Watching the film or thinking about it with this in mind certainly does relax that nagging feeling, make it a much better watch and make a lot more sense but I am still not sure then why, as a writer, you would choose this setting and this plot. Why put so many action sequences in it then? Why make every other character around Sam Axe fairly inept at action? I would assume that if doing a film of this kind where he is forced to be a heroic leader, as the character is a trained Navy Seal who is actually forced to finish his career early and so isn't actually near retirement or anything, why not mix up the 'talking or improvising his way out of jams' schtick a little with just a bit, a bit of crowd pleasing fisticuffs.

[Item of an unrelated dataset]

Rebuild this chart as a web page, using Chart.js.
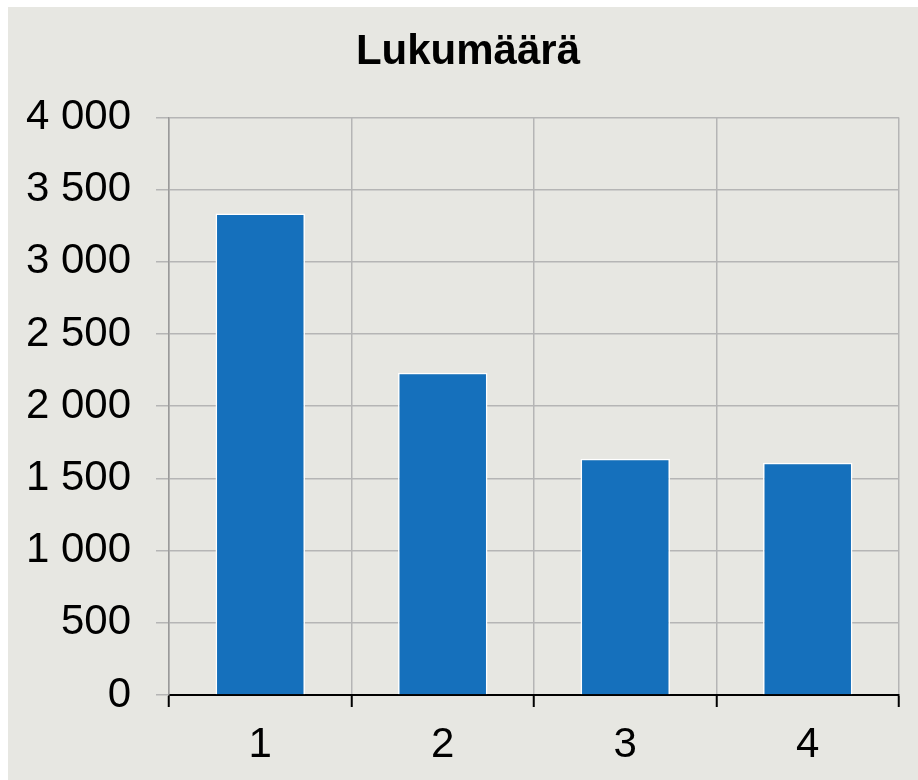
<!DOCTYPE html>
<html>
<head>
<meta charset="utf-8">
<script src="https://cdn.jsdelivr.net/npm/chart.js@4/dist/chart.umd.min.js"></script>
<style>
  html, body { margin: 0; padding: 0; background: #ffffff; }
  #box { position: absolute; left: 8px; top: 7px; width: 910px; height: 773px; background: #e7e7e2; }
  canvas { display: block; }
</style>
</head>
<body>
<div id="box"><canvas id="chart" width="910" height="773"></canvas></div>
<script>
const categories = ['1', '2', '3', '4'];
const counts = [3335, 2232, 1636, 1608];
const yTicks = [0, 500, 1000, 1500, 2000, 2500, 3000, 3500, 4000];

// thousands with a space, like "3 500"
function fmt(v) {
  return String(v).replace(/\B(?=(\d{3})+(?!\d))/g, ' ');
}

Chart.defaults.font.family = '"Liberation Sans", Arial, sans-serif';
Chart.defaults.color = '#000000';

// left padding is there to centre the title; let the y labels use that room
const widenY = {
  id: 'widenY',
  afterLayout(chart) {
    chart.scales.y.left = 0;
  }
};

new Chart(document.getElementById('chart'), {
  type: 'bar',
  data: {
    labels: categories,
    datasets: [{
      label: 'Lukumäärä',
      data: counts,
      backgroundColor: '#1570bc',
      borderColor: '#ffffff',
      borderWidth: 1.5,
      categoryPercentage: 1,
      barPercentage: 0.49
    }]
  },
  plugins: [widenY],
  options: {
    responsive: false,
    animation: false,
    layout: { padding: { left: 29, right: 19, top: 0, bottom: 0 } },
    plugins: {
      legend: { display: false },
      tooltip: { enabled: false },
      title: {
        display: true,
        text: 'Lukumäärä',
        font: { size: 42, weight: 'bold' },
        color: '#000000',
        padding: { top: 20, bottom: 40 }
      }
    },
    scales: {
      x: {
        z: 1,
        afterFit: axis => { axis.height = 85; },
        grid: { color: '#b5b5b5', lineWidth: 1.5, tickColor: '#000000', tickLength: 12, tickWidth: 2 },
        border: { color: '#000000', width: 2 },
        ticks: { font: { size: 42 }, padding: 13, color: '#000000' }
      },
      y: {
        min: 0,
        max: 4000,
        afterFit: axis => { axis.width = 132; },
        afterBuildTicks: axis => { axis.ticks = yTicks.map(v => ({ value: v })); },
        grid: { color: '#b5b5b5', lineWidth: 1.5, tickLength: 13 },
        border: { color: '#9a9a9a', width: 1.5 },
        ticks: { font: { size: 42 }, padding: 25, color: '#000000', callback: v => fmt(v) }
      }
    }
  }
});
</script>
</body>
</html>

I didn't expect him to be nimbly pouncing out of the bushes dispatching villains expertly with a hunting knife or mixed martial-arting them to death Bourne style but a little bit of braun wouldn't have gone a miss, is all I'm saying.
I guess I am always measuring these different projects against the likes of The Evil Dead trilogy or Bubba Ho-Tep which I know is wrong because they are different beasts with different budgets and so let's put this alongside his other forays into the genre of made-for-TV movie. Well it was better than Tornado, pretty much on a par with Screaming Brain and Alien Apocalypse and I actually thought Terminal Invasion was better.
Overall though I am, of course, incredibly happy that they made it at all, it had enough engaging, good and funny moments to completely justify its existence, the obvious hard work that had gone into it and anything to bridge the long and annoying gap between seasons is welcome.
7 out of 10 ice cold beers and a sweet mojito.